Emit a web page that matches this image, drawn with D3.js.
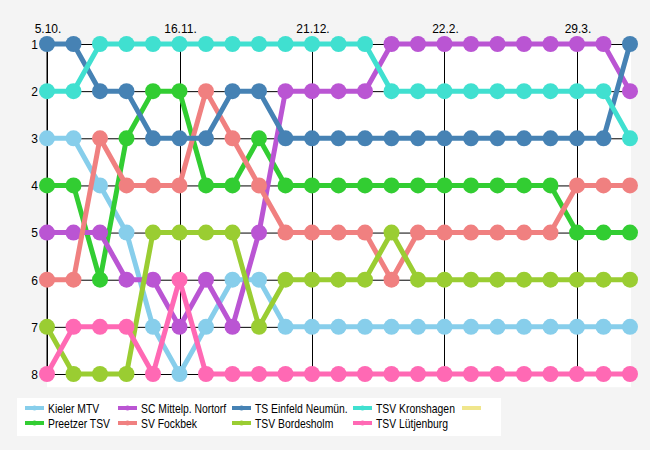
<!DOCTYPE html>
<html>
<head>
<meta charset="utf-8">
<script src="https://cdn.jsdelivr.net/npm/d3@7"></script>
<style>
  body { margin: 0; background: #f4f4f4; }
  svg { display: block; font-family: Arial, "Liberation Sans", sans-serif; }
</style>
</head>
<body>
<div id="chart-area"></div>
<script>
// rank tables, one value per round (23 rounds)
const teams = ['Kieler MTV', 'Preetzer TSV', 'SC Mittelp. Nortorf', 'SV Fockbek',
    'TS Einfeld Neumün.', 'TSV Bordesholm', 'TSV Kronshagen', 'TSV Lütjenburg', '']
const kielerMTV   = [3,3,4,5,7,8,7,6,6,7,7,7,7,7,7,7,7,7,7,7,7,7,7]
const preetzerTSV = [4,4,6,3,2,2,4,4,3,4,4,4,4,4,4,4,4,4,4,4,5,5,5]
const scNortorf   = [5,5,5,6,6,7,6,7,5,2,2,2,2,1,1,1,1,1,1,1,1,1,2]
const svFockbek   = [6,6,3,4,4,4,2,3,4,5,5,5,5,6,5,5,5,5,5,5,4,4,4]
const tsEinfeld   = [1,1,2,2,3,3,3,2,2,3,3,3,3,3,3,3,3,3,3,3,3,3,1]
const tsvBordesholm = [7,8,8,8,5,5,5,5,7,6,6,6,6,5,6,6,6,6,6,6,6,6,6]
const tsvKronshagen = [2,2,1,1,1,1,1,1,1,1,1,1,1,2,2,2,2,2,2,2,2,2,3]
const tsvLuetjenburg = [8,7,7,7,8,6,8,8,8,8,8,8,8,8,8,8,8,8,8,8,8,8,8]
const emptySeries = []
const ranks = [1,2,3,4,5,6,7,8]
const tickRounds = [0, 5, 10, 15, 20]
const tickLabels = ['5.10.', '16.11.', '21.12.', '22.2.', '29.3.']

const colors = ['#87CEEB', '#32CD32', '#BA55D3', '#F08080', '#4682B4',
    '#9ACD32', '#40E0D0', '#FF69B4', '#F0E68C']
const series = [kielerMTV, preetzerTSV, scNortorf, svFockbek, tsEinfeld,
    tsvBordesholm, tsvKronshagen, tsvLuetjenburg, emptySeries]

const canvas = { width: 650, height: 450 }
const plot = { left: 47, right: 630, top: 44, bottom: 374 }

let svg = d3.select('#chart-area')
    .append('svg')
    .attr('width', canvas.width)
    .attr('height', canvas.height)

svg.append('rect')
    .attr('width', canvas.width).attr('height', canvas.height)
    .attr('fill', '#f4f4f4')

let x = d3.scaleLinear()
    .domain([0, kielerMTV.length - 1])
    .range([plot.left, plot.right])

let y = d3.scaleLinear()
    .domain([1, 8])
    .range([plot.top, plot.bottom])

// white plot area
svg.append('rect')
    .attr('x', plot.left).attr('y', plot.top)
    .attr('width', plot.right + 1 - plot.left)
    .attr('height', y(8.28) - plot.top)
    .attr('fill', '#ffffff')

// grid
svg.append('g').selectAll('line')
    .data(ranks).enter().append('line')
    .attr('x1', plot.left).attr('x2', plot.right)
    .attr('y1', d => y(d) + 0.5).attr('y2', d => y(d) + 0.5)
    .attr('stroke', '#000').attr('stroke-width', 1)

svg.append('g').selectAll('line')
    .data(tickRounds).enter().append('line')
    .attr('x1', d => Math.round(x(d)) + 0.5).attr('x2', d => Math.round(x(d)) + 0.5)
    .attr('y1', plot.top).attr('y2', plot.bottom)
    .attr('stroke', '#000').attr('stroke-width', 1)

// axes
let xAxis = d3.axisTop(x)
    .tickValues(tickRounds)
    .tickFormat((d, i) => tickLabels[i])
    .tickSize(4).tickPadding(7)
let gx = svg.append('g')
    .attr('transform', `translate(0.5, ${plot.top})`)
    .call(xAxis)
gx.select('.domain').remove()

let yAxis = d3.axisLeft(y)
    .tickValues(ranks)
    .tickFormat(d3.format('d'))
    .tickSize(7).tickPadding(2)
let gy = svg.append('g')
    .attr('transform', `translate(${plot.left}, 0.5)`)
    .call(yAxis)
gy.select('.domain').attr('d', `M0,${plot.top - 0.5}V${plot.bottom}`)

svg.selectAll('.tick text')
    .attr('font-size', 12)
    .attr('font-family', 'Arial, "Liberation Sans", sans-serif')
    .attr('fill', '#000')
svg.selectAll('.tick line, .domain').attr('stroke', '#000')

// lines + markers
let line = d3.line()
    .x((d, i) => x(i))
    .y(d => y(d))

series.forEach((s, k) => {
    if (!s.length) return
    let g = svg.append('g')
    g.append('path')
        .datum(s)
        .attr('d', line)
        .attr('fill', 'none')
        .attr('stroke', colors[k])
        .attr('stroke-width', 5)
    g.selectAll('circle')
        .data(s).enter().append('circle')
        .attr('cx', (d, i) => x(i))
        .attr('cy', d => y(d))
        .attr('r', 8)
        .attr('fill', colors[k])
})

// legend
let legend = svg.append('g')
legend.append('rect')
    .attr('x', 17).attr('y', 398)
    .attr('width', 484).attr('height', 38)
    .attr('fill', '#ffffff')

const legendCols = [25, 118, 232, 353, 462]
teams.forEach((name, k) => {
    let col = Math.floor(k / 2), row = k % 2
    let lx = legendCols[col], ly = 408 + row * 15
    legend.append('line')
        .attr('x1', lx).attr('x2', lx + 19)
        .attr('y1', ly).attr('y2', ly)
        .attr('stroke', colors[k]).attr('stroke-width', 4)
    if (series[k].length) {
        legend.append('circle')
            .attr('cx', lx + 9.5).attr('cy', ly)
            .attr('r', 2.5).attr('fill', colors[k])
    }
    // narrow-looking label: squeeze horizontally
    legend.append('text')
        .attr('transform', `translate(${lx + 23}, ${ly + 5}) scale(0.83, 1)`)
        .attr('font-size', 12.5)
        .attr('fill', '#000')
        .text(name)
})
</script>
</body>
</html>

- _SET EXERCISE_: Your task is to reproduce all of the material exactly. The pictures stay out.

- _THE REPLY_:
Emit a web page that matches this image, drawn with D3.js.
<!DOCTYPE html>
<html>
<head>
<meta charset="utf-8">
<script src="https://cdn.jsdelivr.net/npm/d3@7"></script>
<style>
  body { margin: 0; background: #f4f4f4; }
  svg { display: block; font-family: Arial, "Liberation Sans", sans-serif; }
</style>
</head>
<body>
<div id="chart-area"></div>
<script>
// rank tables, one value per round (23 rounds)
const teams = ['Kieler MTV', 'Preetzer TSV', 'SC Mittelp. Nortorf', 'SV Fockbek',
    'TS Einfeld Neumün.', 'TSV Bordesholm', 'TSV Kronshagen', 'TSV Lütjenburg', '']
const kielerMTV   = [3,3,4,5,7,8,7,6,6,7,7,7,7,7,7,7,7,7,7,7,7,7,7]
const preetzerTSV = [4,4,6,3,2,2,4,4,3,4,4,4,4,4,4,4,4,4,4,4,5,5,5]
const scNortorf   = [5,5,5,6,6,7,6,7,5,2,2,2,2,1,1,1,1,1,1,1,1,1,2]
const svFockbek   = [6,6,3,4,4,4,2,3,4,5,5,5,5,6,5,5,5,5,5,5,4,4,4]
const tsEinfeld   = [1,1,2,2,3,3,3,2,2,3,3,3,3,3,3,3,3,3,3,3,3,3,1]
const tsvBordesholm = [7,8,8,8,5,5,5,5,7,6,6,6,6,5,6,6,6,6,6,6,6,6,6]
const tsvKronshagen = [2,2,1,1,1,1,1,1,1,1,1,1,1,2,2,2,2,2,2,2,2,2,3]
const tsvLuetjenburg = [8,7,7,7,8,6,8,8,8,8,8,8,8,8,8,8,8,8,8,8,8,8,8]
const emptySeries = []
const ranks = [1,2,3,4,5,6,7,8]
const tickRounds = [0, 5, 10, 15, 20]
const tickLabels = ['5.10.', '16.11.', '21.12.', '22.2.', '29.3.']

const colors = ['#87CEEB', '#32CD32', '#BA55D3', '#F08080', '#4682B4',
    '#9ACD32', '#40E0D0', '#FF69B4', '#F0E68C']
const series = [kielerMTV, preetzerTSV, scNortorf, svFockbek, tsEinfeld,
    tsvBordesholm, tsvKronshagen, tsvLuetjenburg, emptySeries]

const canvas = { width: 650, height: 450 }
const plot = { left: 47, right: 630, top: 44, bottom: 374 }

let svg = d3.select('#chart-area')
    .append('svg')
    .attr('width', canvas.width)
    .attr('height', canvas.height)

svg.append('rect')
    .attr('width', canvas.width).attr('height', canvas.height)
    .attr('fill', '#f4f4f4')

let x = d3.scaleLinear()
    .domain([0, kielerMTV.length - 1])
    .range([plot.left, plot.right])

let y = d3.scaleLinear()
    .domain([1, 8])
    .range([plot.top, plot.bottom])

// white plot area
svg.append('rect')
    .attr('x', plot.left).attr('y', plot.top)
    .attr('width', plot.right + 1 - plot.left)
    .attr('height', y(8.28) - plot.top)
    .attr('fill', '#ffffff')

// grid
svg.append('g').selectAll('line')
    .data(ranks).enter().append('line')
    .attr('x1', plot.left).attr('x2', plot.right)
    .attr('y1', d => y(d) + 0.5).attr('y2', d => y(d) + 0.5)
    .attr('stroke', '#000').attr('stroke-width', 1)

svg.append('g').selectAll('line')
    .data(tickRounds).enter().append('line')
    .attr('x1', d => Math.round(x(d)) + 0.5).attr('x2', d => Math.round(x(d)) + 0.5)
    .attr('y1', plot.top).attr('y2', plot.bottom)
    .attr('stroke', '#000').attr('stroke-width', 1)

// axes
let xAxis = d3.axisTop(x)
    .tickValues(tickRounds)
    .tickFormat((d, i) => tickLabels[i])
    .tickSize(4).tickPadding(7)
let gx = svg.append('g')
    .attr('transform', `translate(0.5, ${plot.top})`)
    .call(xAxis)
gx.select('.domain').remove()

let yAxis = d3.axisLeft(y)
    .tickValues(ranks)
    .tickFormat(d3.format('d'))
    .tickSize(7).tickPadding(2)
let gy = svg.append('g')
    .attr('transform', `translate(${plot.left}, 0.5)`)
    .call(yAxis)
gy.select('.domain').attr('d', `M0,${plot.top - 0.5}V${plot.bottom}`)

svg.selectAll('.tick text')
    .attr('font-size', 12)
    .attr('font-family', 'Arial, "Liberation Sans", sans-serif')
    .attr('fill', '#000')
svg.selectAll('.tick line, .domain').attr('stroke', '#000')

// lines + markers
let line = d3.line()
    .x((d, i) => x(i))
    .y(d => y(d))

series.forEach((s, k) => {
    if (!s.length) return
    let g = svg.append('g')
    g.append('path')
        .datum(s)
        .attr('d', line)
        .attr('fill', 'none')
        .attr('stroke', colors[k])
        .attr('stroke-width', 5)
    g.selectAll('circle')
        .data(s).enter().append('circle')
        .attr('cx', (d, i) => x(i))
        .attr('cy', d => y(d))
        .attr('r', 8)
        .attr('fill', colors[k])
})

// legend
let legend = svg.append('g')
legend.append('rect')
    .attr('x', 17).attr('y', 398)
    .attr('width', 484).attr('height', 38)
    .attr('fill', '#ffffff')

const legendCols = [25, 118, 232, 353, 462]
teams.forEach((name, k) => {
    let col = Math.floor(k / 2), row = k % 2
    let lx = legendCols[col], ly = 408 + row * 15
    legend.append('line')
        .attr('x1', lx).attr('x2', lx + 19)
        .attr('y1', ly).attr('y2', ly)
        .attr('stroke', colors[k]).attr('stroke-width', 4)
    if (series[k].length) {
        legend.append('circle')
            .attr('cx', lx + 9.5).attr('cy', ly)
            .attr('r', 2.5).attr('fill', colors[k])
    }
    // narrow-looking label: squeeze horizontally
    legend.append('text')
        .attr('transform', `translate(${lx + 23}, ${ly + 5}) scale(0.83, 1)`)
        .attr('font-size', 12.5)
        .attr('fill', '#000')
        .text(name)
})
</script>
</body>
</html>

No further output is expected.